Where a debtor pays a debt which is guaranteed, it may be that the motivation was to put the guarantor in a better position, rather than the creditor. In these circumstances the recovery action may be made against the creditor or guarantor. Recovery may be made against the creditor despite the debtor’s intention to prefer the guarantor, rather than the creditor. If an order is made against the creditor, the court may order that the guarantee be re-instated to prevent any injustice. Typically, this will be experienced in company liquidations where the director causes the company to pay or part-pay a debt that he/she has personally guaranteed.
Where a guarantee debt is secured on the insolvent’s property, there can be no preference if it is repaid as the debt would be repaid anyway under the security in the event of liquidation or bankruptcy (see paragraph 31.4A.47). The repayment of any resultant shortfall would, of course, be a preference if all other features were present.
It is likely that a payment into a bank account will have been motivated by need to have a place to put the monies, rather than a desire to put the bank in a better position. Different considerations would apply where the debt to the bank was covered by a guarantee (see paragraph 31.4A.44).
That said, in certain circumstances, it may be considered that the bank was a connected party (see paragraph 31.4A.110) and, therefore, it would be presumed that there was a desire to prefer (see paragraph 31.4A.28). For a bank to be considered a connected party it will have to have been sufficiently involved to have been considered a shadow director [note 24] [note 25]. It should be noted that, whilst this is theoretically possible, it is improbable.
Payments into or out of a bank account may constitute a voidable transaction (see Part 5 of Chapter 31.4B).
The most likely circumstance in which it may be viewed that a payment to a creditor is not a preference is where that payment was made as a result of pressure applied by the creditor. The pressure may be threats to bring legal or recovery action, or threats to cease to supply the debtor – but, importantly, the threat(s) must be genuine.
Payment to a secured creditor would not normally be a preference as they would not be getting any more than would be available to them following the making of the winding-up or bankruptcy order. Things would be different, though, were the payment over and above that which the secured creditor would have received in the liquidation or bankruptcy proceedings.
Where there is the grant of a charge securing both pre-existing debts and new monies, the recoverable preference may be in respect of the amount of the charge that covers or seeks to cover the pre-existing debt only (see following paragraph) [note 26].

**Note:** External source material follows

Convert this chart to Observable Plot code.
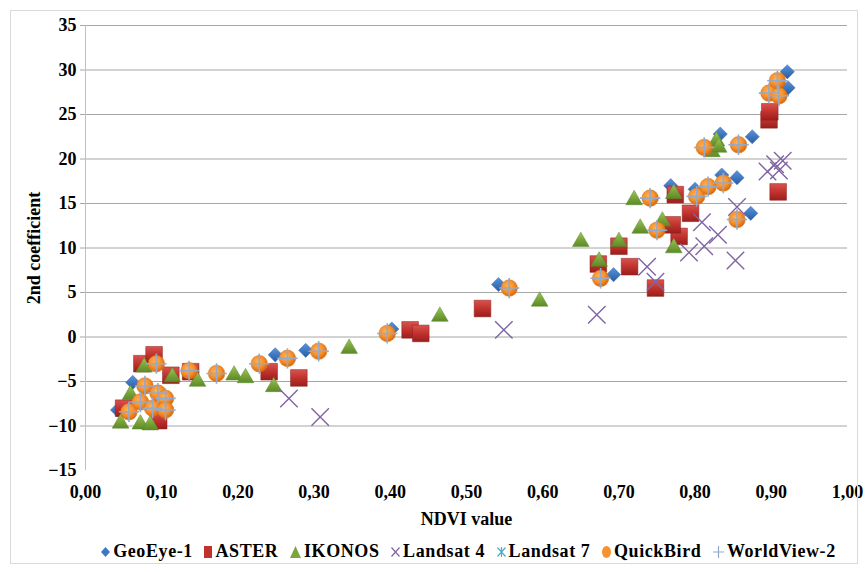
<!DOCTYPE html>
<html><head><meta charset="utf-8">
<script src="https://cdn.jsdelivr.net/npm/d3@7"></script>
<script src="https://cdn.jsdelivr.net/npm/@observablehq/plot@0.6"></script>
<style>
body{margin:0;background:#fff;}
#wrap{position:relative;width:868px;height:572px;font-family:"Liberation Serif","DejaVu Serif",serif;}
#border{position:absolute;left:10px;top:10px;width:848px;height:554px;border:1px solid #D9D9D9;box-sizing:border-box;pointer-events:none;}
#legend{position:absolute;left:0;top:541px;width:868px;display:flex;justify-content:center;align-items:center;padding-left:68px;box-sizing:border-box;font-weight:bold;font-size:18px;letter-spacing:0.6px;gap:10.5px;color:#000;}
#legend span.it{display:flex;align-items:center;gap:2px;white-space:nowrap;}
#legend svg{display:block;}
#chart svg text{font-family:"Liberation Serif","DejaVu Serif",serif;}
</style></head>
<body><div id="wrap"><div id="chart"></div><div id="legend"></div><div id="border"></div></div>
<script>
// ---- data (NDVI value, 2nd coefficient) ----
const geoEye1 = [[0.042,-8.2],[0.062,-5.1],[0.249,-2.0],[0.289,-1.5],[0.402,0.9],[0.542,5.9],[0.693,7.0],[0.768,17.0],[0.800,16.6],[0.835,18.2],[0.855,17.9],[0.873,13.9],[0.833,22.8],[0.875,22.5],[0.921,29.8],[0.922,28.0]];
const aster = [[0.050,-8.0],[0.074,-3.0],[0.090,-2.0],[0.096,-9.4],[0.112,-4.3],[0.138,-3.9],[0.241,-3.9],[0.280,-4.6],[0.426,0.8],[0.440,0.4],[0.521,3.2],[0.673,8.2],[0.700,10.2],[0.714,7.9],[0.748,5.5],[0.779,11.3],[0.770,12.6],[0.794,13.9],[0.774,16.0],[0.897,24.4],[0.898,25.3],[0.909,16.3]];
const ikonos = [[0.046,-9.7],[0.059,-6.5],[0.072,-9.8],[0.077,-3.4],[0.085,-9.9],[0.114,-4.5],[0.147,-5.0],[0.195,-4.3],[0.210,-4.6],[0.247,-5.6],[0.346,-1.3],[0.465,2.3],[0.596,4.0],[0.650,10.7],[0.674,8.5],[0.700,10.7],[0.720,15.4],[0.728,12.2],[0.757,13.0],[0.772,16.1],[0.772,10.0],[0.822,20.8],[0.828,22.0],[0.831,21.3]];
const landsat4 = [[0.267,-6.9],[0.308,-9.0],[0.549,0.8],[0.671,2.5],[0.737,7.9],[0.748,6.2],[0.792,9.5],[0.812,10.2],[0.809,12.9],[0.830,11.5],[0.853,8.6],[0.855,14.6],[0.895,18.6],[0.905,19.4],[0.910,18.7],[0.915,19.8]];
const landsat7 = [[0.057,-8.4],[0.072,-7.3],[0.078,-5.5],[0.088,-8.0],[0.093,-3.0],[0.095,-6.3],[0.105,-6.9],[0.105,-8.2],[0.136,-3.8],[0.172,-4.1],[0.228,-3.0],[0.265,-2.4],[0.306,-1.6],[0.396,0.4]];
const quickBird = [[0.057,-8.4],[0.072,-7.3],[0.078,-5.5],[0.088,-8.0],[0.093,-3.0],[0.095,-6.3],[0.105,-6.9],[0.105,-8.2],[0.136,-3.8],[0.172,-4.1],[0.228,-3.0],[0.265,-2.4],[0.306,-1.6],[0.396,0.4],[0.556,5.5],[0.676,6.6],[0.741,15.6],[0.750,12.0],[0.802,15.8],[0.817,16.9],[0.837,17.3],[0.855,13.2],[0.812,21.3],[0.857,21.6],[0.897,27.4],[0.910,27.1],[0.908,28.8]];
const worldView2 = [[0.057,-8.4],[0.072,-7.3],[0.078,-5.5],[0.088,-8.0],[0.093,-3.0],[0.095,-6.3],[0.105,-6.9],[0.105,-8.2],[0.136,-3.8],[0.172,-4.1],[0.228,-3.0],[0.265,-2.4],[0.306,-1.6],[0.396,0.4],[0.556,5.5],[0.676,6.6],[0.741,15.6],[0.750,12.0],[0.802,15.8],[0.817,16.9],[0.837,17.3],[0.855,13.2],[0.812,21.3],[0.857,21.6],[0.897,27.4],[0.910,27.1],[0.908,28.8]];

const xTicks = [0,0.1,0.2,0.3,0.4,0.5,0.6,0.7,0.8,0.9,1.0];
const yTicks = [-15,-10,-5,0,5,10,15,20,25,30,35];
const yGrid = [-10,-5,0,5,10,15,20,25,30,35];
const seriesNames = ["GeoEye-1","ASTER","IKONOS","Landsat 4","Landsat 7","QuickBird","WorldView-2"];

const fmtX = d => d.toFixed(2).replace(".", ",");
const X = d => d[0], Y = d => d[1];

const plot = Plot.plot({
  width: 868, height: 538,
  marginLeft: 85, marginRight: 21, marginTop: 25, marginBottom: 68,
  style: {fontFamily: "Liberation Serif, DejaVu Serif, serif", fontSize: "18px", fontWeight: "bold", color: "#000", background: "transparent", overflow: "visible"},
  x: {domain: [0, 1]},
  y: {domain: [-15, 35]},
  marks: [
    Plot.ruleY(yGrid, {stroke: "#A6A6A6", strokeWidth: 1, insetLeft: -5}),
    Plot.ruleX([0], {stroke: "#BFBFBF"}),
    Plot.axisY({ticks: yTicks, tickSize: 0, tickPadding: 9, label: "2nd coefficient", labelAnchor: "center", labelOffset: 58, labelArrow: "none", fill: "#000"}),
    Plot.axisX({ticks: xTicks, tickFormat: fmtX, tickSize: 0, tickPadding: 15, label: "NDVI value", labelAnchor: "center", labelOffset: 54, labelArrow: "none", fill: "#000"}),
    Plot.dot(geoEye1, {x: X, y: Y, symbol: "diamond2", r: 6.4, fill: "url(#gBlue)", stroke: "#3A6FB0", strokeWidth: 0.5}),
    Plot.dot(aster, {x: X, y: Y, symbol: "square", r: 9.4, fill: "url(#gRed)", stroke: "#8E1F1C", strokeWidth: 0.5}),
    Plot.dot(ikonos, {x: X, y: Y, symbol: "triangle", r: 6.2, fill: "url(#gGreen)", stroke: "#5C8A2C", strokeWidth: 0.5}),
    Plot.dot(landsat4, {x: X, y: Y, symbol: "times", r: 8, stroke: "#8064A2", strokeWidth: 1.4}),
    Plot.dot(landsat7, {x: X, y: Y, symbol: "asterisk", r: 7, stroke: "#4BACC6", strokeWidth: 1.4}),
    Plot.dot(quickBird, {x: X, y: Y, symbol: "circle", r: 8.3, fill: "url(#gOrange)", stroke: "#D9731A", strokeWidth: 0.5}),
    Plot.dot(worldView2, {x: X, y: Y, symbol: "plus", r: 6.6, stroke: "#94AACB", strokeWidth: 1.6})
  ]
});

const svg = plot.tagName.toLowerCase() === "svg" ? plot : plot.querySelector("svg");
d3.select(svg).insert("defs", ":first-child").html(`
  <radialGradient id="gOrange" cx="0.42" cy="0.38" r="0.62">
    <stop offset="0" stop-color="#FFB25C"/><stop offset="0.55" stop-color="#F7922E"/><stop offset="1" stop-color="#D8690E"/>
  </radialGradient>
  <linearGradient id="gRed" x1="0" y1="0" x2="0" y2="1">
    <stop offset="0" stop-color="#D9534E"/><stop offset="0.5" stop-color="#C0322E"/><stop offset="1" stop-color="#9A1E1C"/>
  </linearGradient>
  <linearGradient id="gGreen" x1="0" y1="0" x2="0" y2="1">
    <stop offset="0" stop-color="#9CC65A"/><stop offset="0.5" stop-color="#7BA63C"/><stop offset="1" stop-color="#5D8A28"/>
  </linearGradient>
  <linearGradient id="gBlue" x1="0" y1="0" x2="0" y2="1">
    <stop offset="0" stop-color="#5B93D8"/><stop offset="0.5" stop-color="#3F78C0"/><stop offset="1" stop-color="#2A5A9C"/>
  </linearGradient>`);
document.getElementById("chart").appendChild(plot);

// ---- legend ----
const legendIcons = {
  "GeoEye-1": `<svg width="11" height="14"><path d="M5.5 2 L10 7 L5.5 12 L1 7Z" fill="#3F78C0"/></svg>`,
  "ASTER": `<svg width="10" height="14"><rect x="1" y="1" width="8" height="12" fill="#C0322E"/></svg>`,
  "IKONOS": `<svg width="13" height="14"><path d="M6.5 1 L12 13 L1 13Z" fill="#7BA63C"/></svg>`,
  "Landsat 4": `<svg width="11" height="14"><path d="M1.5 2.5 L9.5 11.5 M9.5 2.5 L1.5 11.5" stroke="#8064A2" stroke-width="1.2"/></svg>`,
  "Landsat 7": `<svg width="11" height="14"><path d="M1.5 2.5 L9.5 11.5 M9.5 2.5 L1.5 11.5 M5.5 2 L5.5 12" stroke="#4BACC6" stroke-width="1.2"/></svg>`,
  "QuickBird": `<svg width="11" height="14"><ellipse cx="5.5" cy="7" rx="4.5" ry="6" fill="#F7922E"/></svg>`,
  "WorldView-2": `<svg width="13" height="14"><path d="M1 7 L12 7 M6.5 1 L6.5 13" stroke="#94AACB" stroke-width="1.2"/></svg>`
};
document.getElementById("legend").innerHTML = seriesNames.map(n => `<span class="it">${legendIcons[n]}<span>${n}</span></span>`).join("");
</script>
</body></html>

The granting of a floating charge may also be challenged where there has been no new benefit provided (see Part 3 of Chapter 31.4B).
Where the granting of a charge or other security to a creditor relates to new lending, there cannot be a preference as there is no overall change in the position of the debtor, even if the charge holder was an existing creditor of the debtor as payment is matched with consideration.
Similarly, where there has been new consideration in the form of goods or services supplied on credit there can be no preference.
Otherwise, suppliers or lenders may be discouraged from dealing with (and, possibly, helping to rescue) a struggling business.
Whilst a creditor reducing a debt under a right of set-off may, on the face of it, appear to be a preference, it is unlikely to be so as it is usually instigated by the creditor with no active involvement from the debtor [note 27].
A preference may have taken place where a debtor allows the creation of a right of set-off where none is allowed under law [note 28] or where the debtor gives his/her consent to the exercise of the right.
Payment to a supplier in advance of the delivery of goods, or on “cash-on-delivery” terms cannot be a preference as that supplier was not a creditor in respect of that transaction.
Where a debtor repays a debt to a professional advisor (perhaps, a solicitor or an accountant), it is possible that they were motivated by a desire to retain the services of that advisor at a difficult time, rather than to put them in a better position. In that circumstance, it is unlikely to be a transaction open to challenge as a preference [note 29].
The knowledge available to the recipient of the property is irrelevant so far as deciding whether or not a preference has taken place. It matters not whether the recipient was aware of, or ignorant of, the financial position of the debtor, as the Act is concerned only with the motivations of the debtor (see paragraph 31.4A.28). Even if the creditor has received the preference honestly, and in good faith, this will not alone prevent the recovery of the preference.
Where the property is transferred from the beneficiary of the transaction to a subsequent party, the subsequent party is protected from being subject to an order restoring the position (see paragraph 31.4A.54) if the property was acquired in good faith and for value [note 30] [note 31]. Where the person who acquired the property had knowledge of the proceedings and surrounding circumstances, or is an associate (see paragraph 31.4A.111) or connected person (see paragraph 31.4A.110), then the onus to prove good faith is on that person and the property is capable of recovery in the usual way [note 32] [note 33].
The office holder (but, only the office-holder) has the power to apply to court for an order restoring the position where there is evidence that a company or individual has entered into a transaction resulting in a preference [note 34] [note 35].
The general principle is that, having decided that a preference has been made, the court shall make such order as it thinks fit for restoring the position to what it would have been if the company/individual had not entered into the transaction [note 36] [note 37]. In this regard, the court has wide discretion as to the order it may make restoring the position. The Act provides a “menu” of possible remedies [note 38] [note 39] but the court is not limited to those options. The order can be made against the recipient of the property or their successors in title (but see paragraph 31.4A.53 for an important defence for innocent third parties).
It has been held that the court has discretion to decline to make an order restoring the position (see paragraph 31.4A.54) where, for example, to do so would result in a hardship to the recipient [note 40].
When deciding on the appropriate remedy to be ordered to restore the position of the estate, the court may also make an order providing for the extent to which the recipient of the property who repays the debt or returns the property may prove in the proceedings as a creditor [note 41] [note 42].
Whilst there have been no decided cases on this point in respect of bankruptcy, it is likely that the same principals might be applied to bankruptcy cases.
An action for misfeasance (see Part 4 of Chapter 31.4B) may only arise where there has been a financial loss to the company. The giving of a preference does not result in any financial loss to the company – simply a change in the classification of the company’s creditors and cannot, therefore, be a matter of misfeasance [note 45].